Initially, virtual visits were limited to urgent care — a sudden, minor, temporary illness such as a cold, sore throat, rash, diarrhea and vomiting, or conjunctivitis.

Increasingly, doctors conduct virtual visits for not just for urgent care, but also mental health care and chronic illness management, such as follow-ups for diabetes, allergies, high blood pressure, heart conditions, post-operative wound care, or skin conditions.

"For dermatology, it's easy to take images and send them to me, and we can adjust your medications without you coming to the office," he says. "It's the same if you see your doctor for diabetes — you can measure your blood sugar, share those numbers, and have a dialogue about your diet, exercise level, and medication. You don't always need to go to an office," Dr. Kvedar says.


How It Works

You'll need an Internet connection and a device — home computer, tablet, or smartphone — that has a camera and a microphone.

Just like an in-patient exam, a virtual visit requires an appointment. You may be asked to answer questions online in advance (on your doctor's secure website, called a patient portal).

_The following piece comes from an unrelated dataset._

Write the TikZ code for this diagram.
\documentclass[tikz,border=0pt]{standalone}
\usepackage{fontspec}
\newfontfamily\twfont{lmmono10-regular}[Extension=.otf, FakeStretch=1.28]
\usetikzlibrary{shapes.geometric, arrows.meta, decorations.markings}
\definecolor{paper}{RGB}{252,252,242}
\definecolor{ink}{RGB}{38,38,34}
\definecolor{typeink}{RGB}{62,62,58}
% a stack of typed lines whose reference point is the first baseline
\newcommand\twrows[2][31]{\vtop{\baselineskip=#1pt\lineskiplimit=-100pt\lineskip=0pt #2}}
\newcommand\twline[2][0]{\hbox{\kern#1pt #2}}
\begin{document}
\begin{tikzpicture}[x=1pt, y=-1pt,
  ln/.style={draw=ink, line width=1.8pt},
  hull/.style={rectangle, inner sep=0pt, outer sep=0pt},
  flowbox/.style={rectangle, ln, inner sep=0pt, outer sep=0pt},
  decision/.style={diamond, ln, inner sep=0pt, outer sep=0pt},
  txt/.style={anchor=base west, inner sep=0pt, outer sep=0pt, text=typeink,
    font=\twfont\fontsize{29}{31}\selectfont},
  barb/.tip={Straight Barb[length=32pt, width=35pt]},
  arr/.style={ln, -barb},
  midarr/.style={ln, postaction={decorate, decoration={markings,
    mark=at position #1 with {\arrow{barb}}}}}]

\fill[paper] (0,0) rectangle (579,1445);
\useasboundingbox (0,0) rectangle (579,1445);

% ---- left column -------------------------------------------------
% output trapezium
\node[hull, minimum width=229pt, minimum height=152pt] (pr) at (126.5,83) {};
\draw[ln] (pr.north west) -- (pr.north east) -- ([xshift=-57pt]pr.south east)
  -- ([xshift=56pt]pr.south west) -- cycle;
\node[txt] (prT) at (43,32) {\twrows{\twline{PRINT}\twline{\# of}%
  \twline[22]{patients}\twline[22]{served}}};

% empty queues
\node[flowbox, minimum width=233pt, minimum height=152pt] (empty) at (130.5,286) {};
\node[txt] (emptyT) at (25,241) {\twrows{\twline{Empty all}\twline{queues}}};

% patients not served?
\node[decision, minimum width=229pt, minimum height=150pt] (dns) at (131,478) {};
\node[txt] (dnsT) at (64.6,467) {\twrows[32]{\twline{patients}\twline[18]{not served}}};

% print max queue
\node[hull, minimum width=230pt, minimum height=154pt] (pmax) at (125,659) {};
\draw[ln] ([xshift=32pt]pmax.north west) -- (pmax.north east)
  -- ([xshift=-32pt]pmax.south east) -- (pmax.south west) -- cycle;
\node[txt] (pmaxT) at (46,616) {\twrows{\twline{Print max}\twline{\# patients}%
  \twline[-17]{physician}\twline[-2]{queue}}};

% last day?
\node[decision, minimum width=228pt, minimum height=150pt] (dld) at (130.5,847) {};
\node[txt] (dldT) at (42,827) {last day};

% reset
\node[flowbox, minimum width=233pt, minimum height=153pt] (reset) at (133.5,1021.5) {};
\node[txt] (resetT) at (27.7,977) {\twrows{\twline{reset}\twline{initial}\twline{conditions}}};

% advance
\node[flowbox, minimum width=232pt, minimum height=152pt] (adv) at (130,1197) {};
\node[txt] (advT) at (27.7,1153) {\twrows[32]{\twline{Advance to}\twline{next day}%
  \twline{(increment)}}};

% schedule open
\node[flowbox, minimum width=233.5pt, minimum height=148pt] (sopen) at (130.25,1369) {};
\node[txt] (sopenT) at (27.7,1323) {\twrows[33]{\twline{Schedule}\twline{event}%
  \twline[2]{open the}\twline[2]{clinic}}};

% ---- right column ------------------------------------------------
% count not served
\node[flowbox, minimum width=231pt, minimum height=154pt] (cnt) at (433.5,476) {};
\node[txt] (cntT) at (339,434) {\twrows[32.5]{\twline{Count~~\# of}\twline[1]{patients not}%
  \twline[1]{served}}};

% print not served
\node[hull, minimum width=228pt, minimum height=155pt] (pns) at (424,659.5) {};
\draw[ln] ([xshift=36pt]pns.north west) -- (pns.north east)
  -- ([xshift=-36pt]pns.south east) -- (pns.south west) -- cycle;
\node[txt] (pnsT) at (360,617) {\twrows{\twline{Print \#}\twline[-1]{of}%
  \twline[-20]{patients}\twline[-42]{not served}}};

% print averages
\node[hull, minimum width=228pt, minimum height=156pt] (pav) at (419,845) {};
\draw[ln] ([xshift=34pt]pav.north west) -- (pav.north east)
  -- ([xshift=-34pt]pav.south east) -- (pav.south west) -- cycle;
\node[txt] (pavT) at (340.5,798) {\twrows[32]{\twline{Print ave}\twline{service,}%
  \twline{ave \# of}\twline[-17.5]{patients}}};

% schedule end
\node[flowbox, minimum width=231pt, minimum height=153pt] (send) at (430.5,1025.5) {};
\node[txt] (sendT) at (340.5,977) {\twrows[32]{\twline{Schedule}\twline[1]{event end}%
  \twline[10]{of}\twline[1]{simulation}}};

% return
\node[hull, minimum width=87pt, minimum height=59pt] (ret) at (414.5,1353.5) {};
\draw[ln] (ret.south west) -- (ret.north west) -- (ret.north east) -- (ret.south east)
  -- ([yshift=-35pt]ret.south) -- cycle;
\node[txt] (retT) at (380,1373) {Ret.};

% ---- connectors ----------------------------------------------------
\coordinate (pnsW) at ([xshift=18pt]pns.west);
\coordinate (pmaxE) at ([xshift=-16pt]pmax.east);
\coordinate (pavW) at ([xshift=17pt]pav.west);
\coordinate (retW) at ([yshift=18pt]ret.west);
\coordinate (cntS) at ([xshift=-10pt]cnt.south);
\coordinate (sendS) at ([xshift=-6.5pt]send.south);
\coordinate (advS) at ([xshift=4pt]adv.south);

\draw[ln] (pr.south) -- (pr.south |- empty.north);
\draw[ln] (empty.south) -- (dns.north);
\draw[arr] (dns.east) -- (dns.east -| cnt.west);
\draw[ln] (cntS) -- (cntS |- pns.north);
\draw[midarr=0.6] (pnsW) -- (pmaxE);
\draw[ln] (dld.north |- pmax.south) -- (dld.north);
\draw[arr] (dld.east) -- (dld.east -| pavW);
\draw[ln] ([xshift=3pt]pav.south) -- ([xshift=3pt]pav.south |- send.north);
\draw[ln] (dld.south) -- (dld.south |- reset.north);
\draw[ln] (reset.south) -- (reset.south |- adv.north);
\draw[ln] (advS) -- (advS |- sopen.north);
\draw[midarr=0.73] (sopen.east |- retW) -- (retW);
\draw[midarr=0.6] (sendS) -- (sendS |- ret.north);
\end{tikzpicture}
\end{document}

At the appointed time, you'll log on to the patient portal and a video call will begin. Your doctor will appear in a video box on your screen, and you'll begin chatting. If you want the doctor to see something (like a rash), you'll need to hold it up to the camera or send the doctor a picture taken by your cellphone.

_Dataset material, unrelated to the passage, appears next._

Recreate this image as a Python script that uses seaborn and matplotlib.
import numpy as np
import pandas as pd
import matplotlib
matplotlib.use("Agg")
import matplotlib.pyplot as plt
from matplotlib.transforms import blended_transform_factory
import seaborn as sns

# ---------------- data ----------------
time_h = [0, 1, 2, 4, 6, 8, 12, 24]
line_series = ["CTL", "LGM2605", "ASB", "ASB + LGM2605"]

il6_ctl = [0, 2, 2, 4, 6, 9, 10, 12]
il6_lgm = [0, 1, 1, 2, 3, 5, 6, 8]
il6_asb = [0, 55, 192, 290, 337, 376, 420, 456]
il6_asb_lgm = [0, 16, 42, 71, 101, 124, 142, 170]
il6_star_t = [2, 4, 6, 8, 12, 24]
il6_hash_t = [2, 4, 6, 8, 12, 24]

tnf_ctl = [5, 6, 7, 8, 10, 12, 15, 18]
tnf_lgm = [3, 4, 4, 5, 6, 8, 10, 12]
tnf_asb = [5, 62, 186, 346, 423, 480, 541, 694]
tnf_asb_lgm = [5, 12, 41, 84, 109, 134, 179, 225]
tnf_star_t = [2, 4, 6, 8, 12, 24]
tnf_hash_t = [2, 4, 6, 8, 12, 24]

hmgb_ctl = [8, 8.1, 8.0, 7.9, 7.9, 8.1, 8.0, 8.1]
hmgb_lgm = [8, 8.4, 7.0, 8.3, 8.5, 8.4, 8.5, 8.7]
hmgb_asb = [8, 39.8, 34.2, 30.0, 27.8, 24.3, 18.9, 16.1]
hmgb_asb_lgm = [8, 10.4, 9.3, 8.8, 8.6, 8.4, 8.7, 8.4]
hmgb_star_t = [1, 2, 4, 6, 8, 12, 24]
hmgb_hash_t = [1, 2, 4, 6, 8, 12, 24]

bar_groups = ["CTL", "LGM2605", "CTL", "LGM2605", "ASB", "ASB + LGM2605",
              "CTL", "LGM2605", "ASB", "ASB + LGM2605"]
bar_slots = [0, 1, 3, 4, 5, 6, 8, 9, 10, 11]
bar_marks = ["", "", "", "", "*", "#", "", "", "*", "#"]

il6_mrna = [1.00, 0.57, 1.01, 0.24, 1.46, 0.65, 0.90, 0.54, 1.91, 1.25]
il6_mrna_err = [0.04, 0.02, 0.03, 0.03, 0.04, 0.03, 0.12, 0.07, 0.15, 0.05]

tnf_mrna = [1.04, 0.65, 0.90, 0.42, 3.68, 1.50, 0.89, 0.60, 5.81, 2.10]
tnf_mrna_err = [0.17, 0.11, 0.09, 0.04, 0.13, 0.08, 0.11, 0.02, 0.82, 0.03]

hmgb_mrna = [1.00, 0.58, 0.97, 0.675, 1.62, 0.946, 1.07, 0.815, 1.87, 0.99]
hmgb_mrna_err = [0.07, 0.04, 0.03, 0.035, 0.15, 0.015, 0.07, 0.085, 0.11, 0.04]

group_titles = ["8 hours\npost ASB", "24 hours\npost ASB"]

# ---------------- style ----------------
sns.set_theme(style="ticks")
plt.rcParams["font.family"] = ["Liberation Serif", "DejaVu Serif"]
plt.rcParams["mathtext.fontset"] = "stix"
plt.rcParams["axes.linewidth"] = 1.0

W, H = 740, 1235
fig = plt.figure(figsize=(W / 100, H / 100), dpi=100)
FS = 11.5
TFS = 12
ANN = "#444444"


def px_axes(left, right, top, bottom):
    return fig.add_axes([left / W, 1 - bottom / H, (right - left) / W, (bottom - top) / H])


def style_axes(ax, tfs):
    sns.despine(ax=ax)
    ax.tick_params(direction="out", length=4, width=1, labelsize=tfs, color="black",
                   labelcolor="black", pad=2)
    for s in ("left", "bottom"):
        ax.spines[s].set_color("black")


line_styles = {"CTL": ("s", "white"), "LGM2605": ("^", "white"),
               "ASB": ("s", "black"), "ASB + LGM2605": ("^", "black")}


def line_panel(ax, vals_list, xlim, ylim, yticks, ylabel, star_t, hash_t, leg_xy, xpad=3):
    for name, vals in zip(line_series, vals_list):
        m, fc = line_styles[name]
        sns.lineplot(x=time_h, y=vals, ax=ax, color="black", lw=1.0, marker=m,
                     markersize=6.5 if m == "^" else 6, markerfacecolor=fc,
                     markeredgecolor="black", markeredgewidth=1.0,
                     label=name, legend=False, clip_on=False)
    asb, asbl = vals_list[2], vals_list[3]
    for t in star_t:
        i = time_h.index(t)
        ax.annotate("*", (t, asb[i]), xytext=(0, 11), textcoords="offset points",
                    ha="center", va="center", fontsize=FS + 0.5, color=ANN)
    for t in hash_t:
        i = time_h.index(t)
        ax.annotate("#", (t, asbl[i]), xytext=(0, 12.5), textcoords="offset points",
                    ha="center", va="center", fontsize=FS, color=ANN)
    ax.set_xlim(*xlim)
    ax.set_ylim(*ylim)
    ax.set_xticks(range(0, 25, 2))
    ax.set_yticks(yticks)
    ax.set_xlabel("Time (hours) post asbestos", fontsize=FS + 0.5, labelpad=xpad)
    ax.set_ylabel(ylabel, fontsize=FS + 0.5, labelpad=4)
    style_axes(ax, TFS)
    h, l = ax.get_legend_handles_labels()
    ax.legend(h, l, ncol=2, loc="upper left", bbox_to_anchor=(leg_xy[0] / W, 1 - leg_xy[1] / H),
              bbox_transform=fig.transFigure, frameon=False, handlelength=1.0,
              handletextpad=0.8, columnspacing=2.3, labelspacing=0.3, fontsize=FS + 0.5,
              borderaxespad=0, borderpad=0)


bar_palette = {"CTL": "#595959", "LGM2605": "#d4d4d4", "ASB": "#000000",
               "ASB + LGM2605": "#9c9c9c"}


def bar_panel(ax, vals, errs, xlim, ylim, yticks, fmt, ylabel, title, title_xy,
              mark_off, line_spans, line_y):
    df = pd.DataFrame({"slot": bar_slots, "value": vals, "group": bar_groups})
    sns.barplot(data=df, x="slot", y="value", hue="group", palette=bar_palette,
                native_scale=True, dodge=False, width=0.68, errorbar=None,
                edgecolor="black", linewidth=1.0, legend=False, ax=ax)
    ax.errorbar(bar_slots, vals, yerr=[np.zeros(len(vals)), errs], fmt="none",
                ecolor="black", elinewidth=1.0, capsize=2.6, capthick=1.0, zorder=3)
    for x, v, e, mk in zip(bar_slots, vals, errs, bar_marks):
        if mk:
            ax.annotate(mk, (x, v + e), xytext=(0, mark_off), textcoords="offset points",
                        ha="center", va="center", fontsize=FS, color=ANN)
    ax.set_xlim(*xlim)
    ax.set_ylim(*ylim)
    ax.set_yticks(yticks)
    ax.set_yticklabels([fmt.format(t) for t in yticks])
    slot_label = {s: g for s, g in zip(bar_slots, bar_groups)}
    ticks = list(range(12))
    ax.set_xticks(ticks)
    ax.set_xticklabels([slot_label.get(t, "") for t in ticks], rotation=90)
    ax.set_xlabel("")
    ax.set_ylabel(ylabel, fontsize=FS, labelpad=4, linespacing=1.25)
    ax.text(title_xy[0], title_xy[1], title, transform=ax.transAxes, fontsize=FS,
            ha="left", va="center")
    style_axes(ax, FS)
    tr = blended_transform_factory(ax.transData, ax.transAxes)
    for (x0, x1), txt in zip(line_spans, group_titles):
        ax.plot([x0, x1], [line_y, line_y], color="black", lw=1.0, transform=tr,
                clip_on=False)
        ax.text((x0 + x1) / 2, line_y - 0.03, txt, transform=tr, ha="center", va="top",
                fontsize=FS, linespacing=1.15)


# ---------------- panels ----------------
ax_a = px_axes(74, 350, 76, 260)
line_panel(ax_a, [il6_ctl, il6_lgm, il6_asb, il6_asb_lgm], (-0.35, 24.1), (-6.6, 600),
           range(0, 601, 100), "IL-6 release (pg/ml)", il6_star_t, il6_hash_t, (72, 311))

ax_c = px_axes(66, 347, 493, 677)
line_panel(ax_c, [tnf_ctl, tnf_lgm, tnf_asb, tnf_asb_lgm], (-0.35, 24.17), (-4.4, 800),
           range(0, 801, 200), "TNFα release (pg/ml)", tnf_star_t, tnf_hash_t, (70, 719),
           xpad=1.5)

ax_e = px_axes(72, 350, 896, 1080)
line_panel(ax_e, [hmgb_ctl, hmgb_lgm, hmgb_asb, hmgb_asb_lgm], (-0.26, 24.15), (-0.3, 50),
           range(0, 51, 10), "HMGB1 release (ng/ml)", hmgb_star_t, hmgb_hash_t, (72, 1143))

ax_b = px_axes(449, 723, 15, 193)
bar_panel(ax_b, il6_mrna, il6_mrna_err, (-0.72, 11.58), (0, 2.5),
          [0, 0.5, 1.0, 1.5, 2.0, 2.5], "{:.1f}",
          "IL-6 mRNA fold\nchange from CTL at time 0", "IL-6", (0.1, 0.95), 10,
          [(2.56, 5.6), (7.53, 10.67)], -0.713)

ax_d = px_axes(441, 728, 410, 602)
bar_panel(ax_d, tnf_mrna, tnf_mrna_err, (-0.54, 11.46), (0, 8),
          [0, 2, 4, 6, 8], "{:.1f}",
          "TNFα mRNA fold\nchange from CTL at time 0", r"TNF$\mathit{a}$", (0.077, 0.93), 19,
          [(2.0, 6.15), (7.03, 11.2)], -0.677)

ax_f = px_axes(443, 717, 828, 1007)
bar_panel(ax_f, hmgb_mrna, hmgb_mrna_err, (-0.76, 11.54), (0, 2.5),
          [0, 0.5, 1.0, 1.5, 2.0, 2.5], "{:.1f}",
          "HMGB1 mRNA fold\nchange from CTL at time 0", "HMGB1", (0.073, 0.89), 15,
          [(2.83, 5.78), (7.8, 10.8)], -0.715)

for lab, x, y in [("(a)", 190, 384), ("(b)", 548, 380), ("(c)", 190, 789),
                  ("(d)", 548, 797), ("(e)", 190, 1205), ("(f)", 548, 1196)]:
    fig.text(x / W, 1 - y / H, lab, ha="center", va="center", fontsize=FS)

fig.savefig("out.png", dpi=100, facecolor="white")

Expect efficiency: visits last about 10 minutes, and there isn't time for small talk. If the doctor adjusts or prescribes a medication, the prescription will be sent electronically to your pharmacy.



Just like an in-person visit, a virtual visit requires you to do your homework in advance. Because electronics and cameras are involved, you'll have to take a few extra steps.

Be sure to:

  • Make a list of questions you want to ask your doctor

  • Have all of your medications with you, in their original containers

  • Measure your blood pressure, blood sugar, and weight (if you have home devices to do so)

  • Have a pen and paper handy for notes

  • Have a family member or buddy with you to take notes or listen to instructions

  • Make sure your device is well charged or plugged in, and the microphone is working

  • Download an electronic app (program) if your doctor's office requires that for visits

  • Set up your device in a quiet, well-lit room

  • angle the camera so your doctor can see you well.


Make The Most of The Visit

You'll have a little work to do during the call as well. Speak loud enough for your doctor to hear you, ask all of your questions, and describe your symptoms or concerns with as much detail as possible.

"Without interacting with you in person, I'm getting less of you, and it's harder to make a diagnosis. It's a little like looking through a keyhole. Whatever you can do to provide information will help," Dr. Kvedar says.

If your doctor feels you need additional evaluation, particularly a physical examination, he or she might ask you to come to the office in person.

What if you aren't comfortable with technology and the telemedicine medium? Give it time, but take heart: standard telephone calls are also considered a type of telemedicine, and they can be used for official doctor visits, if necessary. "If we have the right information," says Dr. Kvedar, "we can still do a lot over the phone."